Along with the physical destruction, Desert Fox reportedly has caused some instability within Iraq and unrest in the Iraqi army, Zinni said. "We've seen a number of unusual things internally that clearly demonstrate that [Saddam] was shaken and the regime was shaken," the commander said. "We have seen executions in the south. One division, in particular, lost its commander and several staff members."
Allegedly, the executions resulted from a failure to obey orders, Zinni said. Prior to Desert Fox, he said, Saddam divided Iraq into fourths and put ruthless people in charge, including those responsible for attacks on Iraq's Kurds in the north and Shiite Muslims in the south.
There appear to be two chains of command -- the regular military leaders and those put in place by Saddam -- and that's creating resentment and problems of loyalty as troops wonder who they answer to, Zinni said.
Saddam displayed his state of mind Jan. 5 in a televised Army Day speech that clearly reflected his isolation, Zinni said. The Iraqi dictator called on all Arabs to rise up against their leaders for "pandering to Western interests."
"His attack on all the other leaders in the region showed a degree of desperation that we hadn't seen before," the general said. "To us that speech was shocking." Other leaders in the region "bristled at this attack on them," he added.

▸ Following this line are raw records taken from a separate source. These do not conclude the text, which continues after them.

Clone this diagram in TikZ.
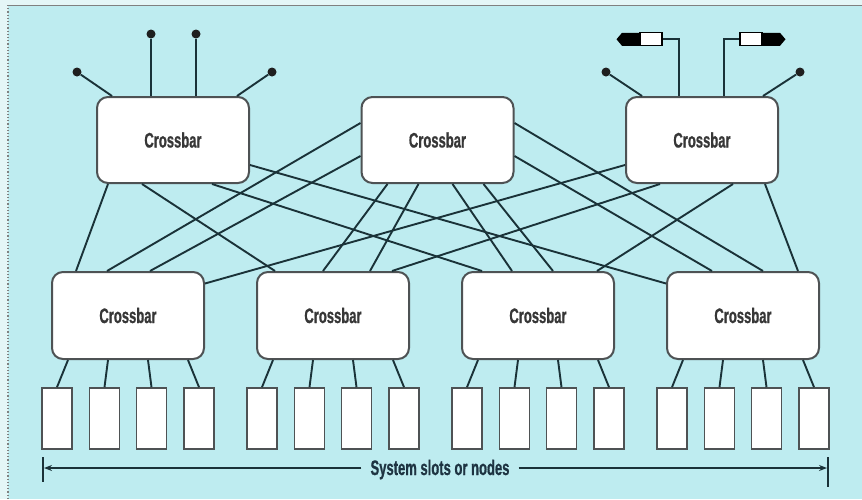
\documentclass[tikz,border=0pt]{standalone}
\usepackage{fontspec}
\newfontfamily\condfont[FakeStretch=0.62,FakeBold=0.8]{Liberation Sans Bold}
\usetikzlibrary{calc,arrows.meta}
\definecolor{bgcyan}{RGB}{190,236,240}
\definecolor{outerc}{RGB}{228,246,247}
\definecolor{linec}{RGB}{26,50,56}
\definecolor{boxc}{RGB}{78,82,84}
\definecolor{txtc}{RGB}{55,55,55}
\definecolor{lblc}{RGB}{30,52,66}
\begin{document}
\begin{tikzpicture}[x=1pt,y=-1pt,
  xbar/.style={draw=boxc, line width=2pt, fill=white, rounded corners=11pt,
    minimum width=152pt, minimum height=86pt, inner sep=0pt,
    font=\condfont\fontsize{21}{24}\selectfont, text=txtc},
  slot/.style={draw=boxc, line width=1.7pt, fill=white, minimum width=30pt,
    minimum height=61pt, inner sep=0pt},
  link/.style={draw=linec, line width=1.9pt},
  dot/.style={circle, fill=black!88, minimum size=9pt, inner sep=0pt},
  plugw/.style={draw=black, line width=1.2pt, fill=white, minimum width=22pt,
    minimum height=13pt, inner sep=0pt},
  lbl/.style={font=\condfont\fontsize{21}{24}\selectfont, text=lblc, inner sep=0pt},
]
\useasboundingbox (0,0) rectangle (862,499);
\fill[outerc] (0,0) rectangle (862,499);
\fill[bgcyan] (8,5) rectangle (862,499);
\draw[gray, line width=1pt] (8,5) -- (862,5);
\draw[gray, dotted, line width=1.2pt] (8,5) -- (8,499);

% top crossbars
\node[xbar] (TL) at (173,140) {Crossbar};
\node[xbar] (TC) at (437.5,140) {Crossbar};
\node[xbar] (TR) at (702,140) {Crossbar};

% bottom crossbars and slots
\foreach \n/\cx in {1/128,2/333,3/538,4/743} {
  \node[xbar, minimum height=87pt] (B\n) at (\cx,315.5) {Crossbar};
  \foreach \k/\off/\soff in {1/-71/-60,2/-23.5/-20,3/23.5/20,4/71/60} {
    \node[slot] (S\n\k) at (\cx+\off,418.5) {};
    \draw[link] ([xshift=\soff pt]B\n.south) -- (S\n\k.north);
  }
}

% links between layers
\draw[link] ([xshift=-65pt]TL.south) -- ([xshift=-52pt]B1.north);
\draw[link] ([xshift=-31pt]TL.south) -- ([xshift=-58pt]B2.north);
\draw[link] ([xshift=39pt]TL.south) -- ([xshift=-56pt]B3.north);
\draw[link] ([yshift=-25pt]TL.east) -- ([yshift=32pt]B4.west);
\draw[link] ([yshift=17pt]TC.west) -- ([xshift=-21pt]B1.north);
\draw[link] ([yshift=-16pt]TC.west) -- ([xshift=22pt]B1.north);
\draw[link] ([xshift=-50pt]TC.south) -- ([xshift=-10pt]B2.north);
\draw[link] ([xshift=-19pt]TC.south) -- ([xshift=37pt]B2.north);
\draw[link] ([xshift=15pt]TC.south) -- ([xshift=-26pt]B3.north);
\draw[link] ([xshift=46pt]TC.south) -- ([xshift=15pt]B3.north);
\draw[link] ([yshift=-16pt]TC.east) -- ([xshift=-31pt]B4.north);
\draw[link] ([yshift=17pt]TC.east) -- ([xshift=20pt]B4.north);
\draw[link] ([yshift=-25pt]TR.west) -- ([yshift=32pt]B1.east);
\draw[link] ([xshift=-42pt]TR.south) -- ([xshift=59pt]B2.north);
\draw[link] ([xshift=31pt]TR.south) -- ([xshift=59pt]B3.north);
\draw[link] ([xshift=63pt]TR.south) -- ([xshift=55pt]B4.north);

% antennas on the left crossbar
\node[dot] (a1) at (77,72) {};
\node[dot] (a2) at (151,34) {};
\node[dot] (a3) at (196,34) {};
\node[dot] (a4) at (272,72) {};
\draw[link] ([xshift=-61pt]TL.north) -- (a1);
\draw[link] ([xshift=-22pt]TL.north) -- (a2);
\draw[link] ([xshift=23pt]TL.north) -- (a3);
\draw[link] ([xshift=64pt]TL.north) -- (a4);

% antennas and plugs on the right crossbar
\node[dot] (a5) at (606,72) {};
\node[dot] (a6) at (800,72) {};
\draw[link] ([xshift=-60pt]TR.north) -- (a5);
\draw[link] ([xshift=61pt]TR.north) -- (a6);
\fill[black] (641,32.8) -- (622,32.8) -- (616.5,39.3) -- (622,45.8) -- (641,45.8) -- cycle;
\fill[black] (761,32.8) -- (780,32.8) -- (785.5,39.3) -- (780,45.8) -- (761,45.8) -- cycle;
\node[plugw] (p1) at (651,39.3) {};
\node[plugw] (p2) at (751,39.3) {};
\draw[link] (p1.east) -| ([xshift=-23pt]TR.north);
\draw[link] (p2.west) -| ([xshift=22pt]TR.north);

% bottom label with arrows
\node[lbl, anchor=base] (lab) at (440,475) {System slots or nodes};
\coordinate (la) at (43,468);
\coordinate (ra) at (828,468);
\draw[link, line width=1.4pt, -{Stealth[length=8pt,width=6pt]}] ($(lab.west |- la)+(-9,0)$) -- ([xshift=1pt]la);
\draw[link, line width=1.4pt, -{Stealth[length=8pt,width=6pt]}] ($(lab.east |- ra)+(9,0)$) -- ([xshift=-1pt]ra);
\draw[link, line width=1.5pt] (43,457) -- (43,482);
\draw[link, line width=1.5pt] (828,457) -- (828,487);
\end{tikzpicture}
\end{document}
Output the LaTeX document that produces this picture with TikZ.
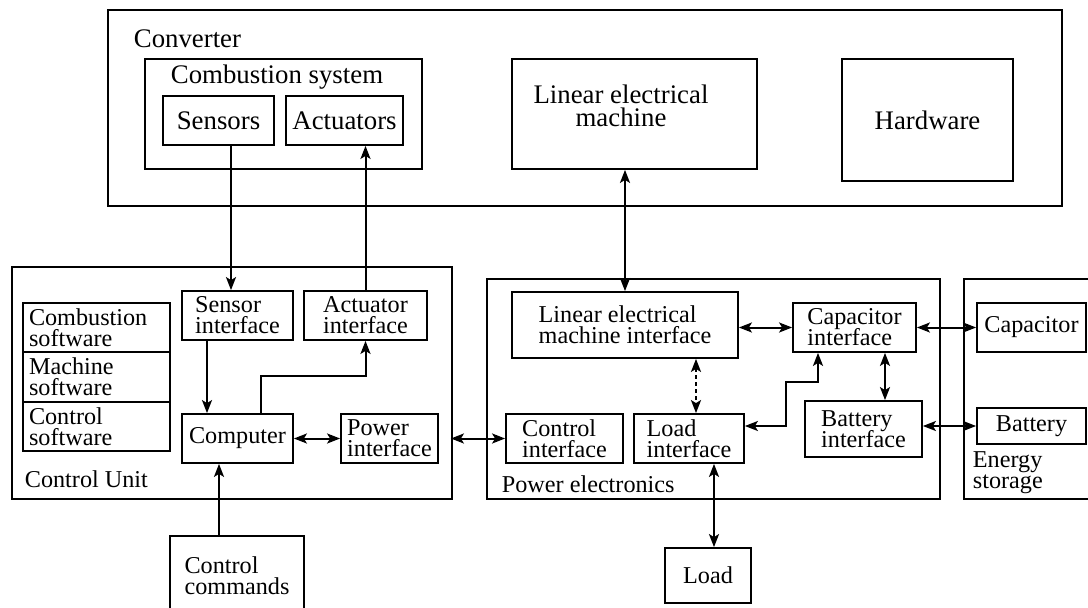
\documentclass[tikz,border=0pt]{standalone}
\usepackage{fontspec}
\setmainfont{Liberation Serif}
\usetikzlibrary{arrows.meta}
\lineskiplimit=-100pt
\tikzset{every node/.style={align=center}, >={Stealth[length=13pt,width=10pt,inset=3pt]},
  big/.style={font=\fontsize{26.8}{22.5}\selectfont},
  small/.style={font=\fontsize{24.2}{21}\selectfont},
  blk/.style={draw, line width=1.8pt, inner sep=0pt, align=left},
  sw/.style={blk, minimum width=147pt, minimum height=49.5pt, text width=135pt},
  lbl/.style={inner sep=0pt, anchor=base west},
  link/.style={line width=2pt}}

\begin{document}
\begin{tikzpicture}[x=1pt, y=-1pt, line width=1.8pt, small]
\useasboundingbox (0,0) rectangle (1088,608);
% converter
\node [blk, minimum width=954pt, minimum height=196pt] (conv) at (585,108) {};
\node [lbl, big] (convl) at (133,47) {Converter};
\node [blk, minimum width=277pt, minimum height=110pt] (comb) at (283.5,114) {};
\node [lbl, big] (combl) at (170,83) {Combustion system};
\node [blk, big, minimum width=111pt, minimum height=49pt] (sens) at (218.5,120.5) {Sensors};
\node [blk, big, minimum width=117pt, minimum height=49pt] (act) at (344.5,120.5) {Actuators};
\node [blk, minimum width=245pt, minimum height=110pt] (lem) at (634.5,114) {};
\node [big, inner sep=0pt] (leml) at (621,106) {Linear electrical\\machine};
\node [blk, big, minimum width=171pt, minimum height=122pt] (hw) at (927.5,120) {Hardware};
% control unit
\node [blk, minimum width=440pt, minimum height=232pt] (cu) at (232,383) {};
\node [lbl] (cul) at (24,487) {Control Unit};
\node [sw] (sw1) at (96.5,327.5) {Combustion\\software};
\node [sw] (sw2) at (96.5,377) {Machine\\software};
\node [sw] (sw3) at (96.5,426.5) {Control\\software};
\node [blk, minimum width=111pt, minimum height=49pt] (sensi) at (237.5,315.5) {Sensor\\interface};
\node [blk, minimum width=123pt, minimum height=49pt] (acti) at (365.5,315.5) {Actuator\\interface};
\node [blk, minimum width=111pt, minimum height=49pt] (comp) at (237.5,438.5) {Computer};
\node [blk, minimum width=97pt, minimum height=49pt] (pwri) at (389.5,438.5) {Power\\interface};
\node [blk, minimum width=134pt, minimum height=80pt] (cmd) at (237,576) {Control\\commands};
% power electronics
\node [blk, minimum width=453pt, minimum height=220pt] (pe) at (713.5,389) {};
\node [lbl] (pel) at (501,492) {Power electronics};
\node [blk, minimum width=226pt, minimum height=66pt] (lemi) at (625,325) {Linear electrical\\machine interface};
\node [blk, minimum width=117pt, minimum height=49pt] (ctli) at (564.5,438.5) {Control\\interface};
\node [blk, minimum width=110pt, minimum height=49pt] (loadi) at (689,438.5) {Load\\interface};
\node [blk, minimum width=123pt, minimum height=49pt] (capi) at (854.5,327.5) {Capacitor\\interface};
\node [blk, minimum width=117pt, minimum height=56pt] (bati) at (863.5,429) {Battery\\interface};
\node [blk, minimum width=86pt, minimum height=55pt] (load) at (708,575.5) {Load};
% energy storage
\node [blk, minimum width=146pt, minimum height=220pt] (es) at (1037,389) {};
\node [inner sep=0pt, anchor=west, align=left] (esl) at (972,473) {Energy\\storage};
\node [blk, minimum width=109pt, minimum height=49pt] (cap) at (1031.5,327.5) {Capacitor};
\node [blk, minimum width=109pt, minimum height=36pt] (bat) at (1031.5,426) {Battery};

\draw [link, ->] ([xshift=12.5pt]sens.south) -- ([xshift=-6.5pt]sensi.north);
\draw [link, ->] (acti.north) -- ([xshift=21pt]act.south);
\draw [link, ->] ([xshift=-30.5pt]sensi.south) -- ([xshift=-30.5pt]comp.north);
\draw [link, ->] ([xshift=23.5pt]comp.north) -- ++(0,-37) -| (acti.south);
\draw [link, <->] (comp) -- (pwri);
\draw [link, <->, shorten <=12pt] (pwri.east) -- (ctli.west);
\draw [link, ->] ([xshift=-18pt]cmd.north) -- ([xshift=-18.5pt]comp.south);
\draw [link, <->] (lem.south -| lemi) -- (lemi.north);
\draw [link, <->] (lemi.east |- capi) -- (capi.west);
\draw [link, <->] (capi) -- (cap);
\draw [link, <->] ([xshift=30.5pt]capi.south) -- ([xshift=21.5pt]bati.north);
\draw [link, <->] (bati.east |- bat) -- (bat.west);
\draw [link, <->, dash pattern=on 4pt off 3pt] ([xshift=71pt]lemi.south) -- ([xshift=7pt]loadi.north);
\draw [link, <->] ([yshift=12.5pt]loadi.east) -| ++(41,-44) -| ([xshift=-36.5pt]capi.south);
\draw [link, <->] ([xshift=25pt]loadi.south) -- ([xshift=6pt]load.north);
\end{tikzpicture}
\end{document}
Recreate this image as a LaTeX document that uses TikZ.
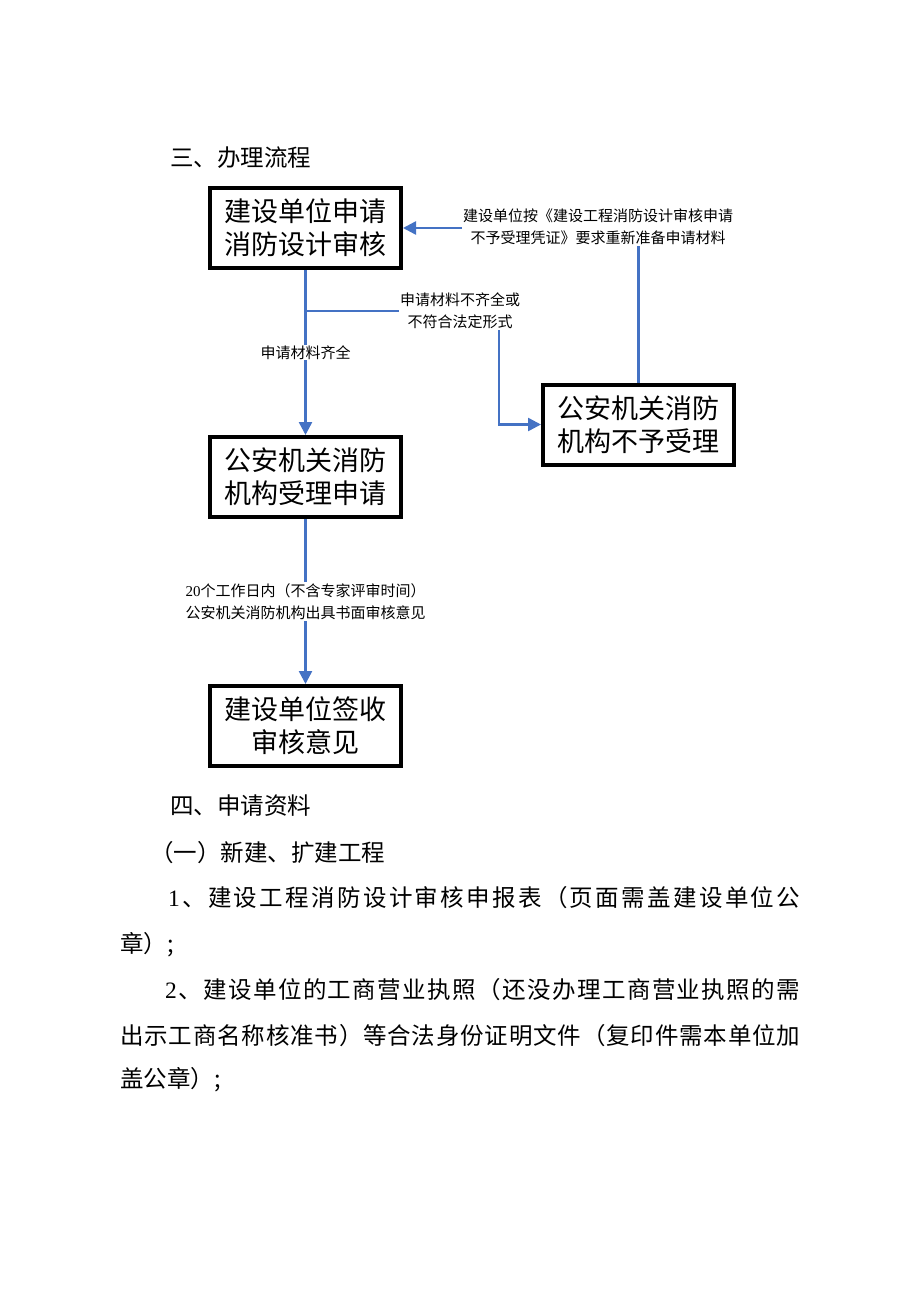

Signs of unrest and some loss of internal control are clear, but not their extent, Zinni said. And what might a desperate Saddam do under the circumstances? According to the general, the Iraqi leader is capable of anything.
"He's capable of not only doing things irrationally, but of miscalculating," Zinni said. "He's made a profession out of miscalculation. He hopes for a propaganda victory. He obviously doesn't value the lives of his own troops. He doesn't care about his own people." That track record and those attitudes make him dangerous, he said.
The United States has contingency plans should the Iraqi dictator move toward Kuwait, fire missiles at his neighbors, and other possible scenarios. "We have plans for everything," Zinni said.